These people have all been described as larger than life. Do you see a common thread?
They are unusual. They're extraordinary. They're uncommon. They seems larger than (what we experience in everyday)life. Their achievements seem enlarged, exaggerated and unbelievable. Wilt Chamberlain, for instance, once scored 100 points in one game. In another, he grabbed 55 rebounds alone. Ask Yao and he'll shake his head – One-hundred points and 55 rebounds, come on. No-one will be able to duplicate these numbers (the 55 rebounds especially) ever if they don't change the rules.
Anyways, you get the idea what it means to describe people or things to be larger, or bigger, than life.
Here are more media examples.
1. A headline:
Composer is larger than life; concert isn't
2. Love the music or not, (Richard) Wagner cannot be ignored. Larger than life in his own lifetime, posthumously he gets no smaller.

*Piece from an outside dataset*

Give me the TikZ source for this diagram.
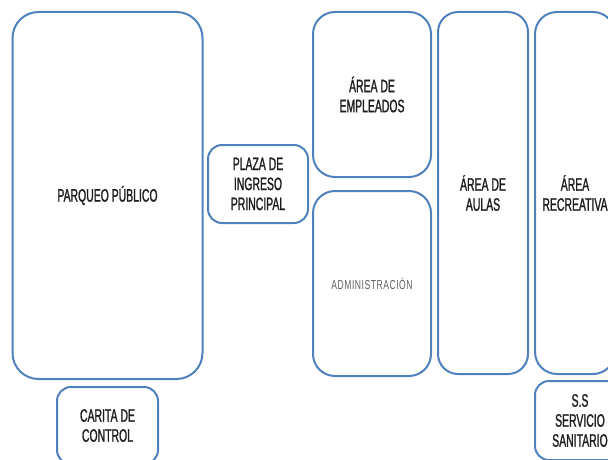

3. Long before Elvis Mitchell's last movie review for the New York Times was published, on April 30, it was clear he'd been hired to play against type. Mitchell, over six feet, with two-foot-long dreads (which he tends with Kiehl's products), robed in Costume National and Helmut Lang, will never be your average be-khaki'd Timesman. He's bigger than life, or at least bigger than most print journalists, a road show of pop-culture exuberance who makes the rounds of TV shows, film festivals, and lecture appointments, hobnobbing with stars and industry figures.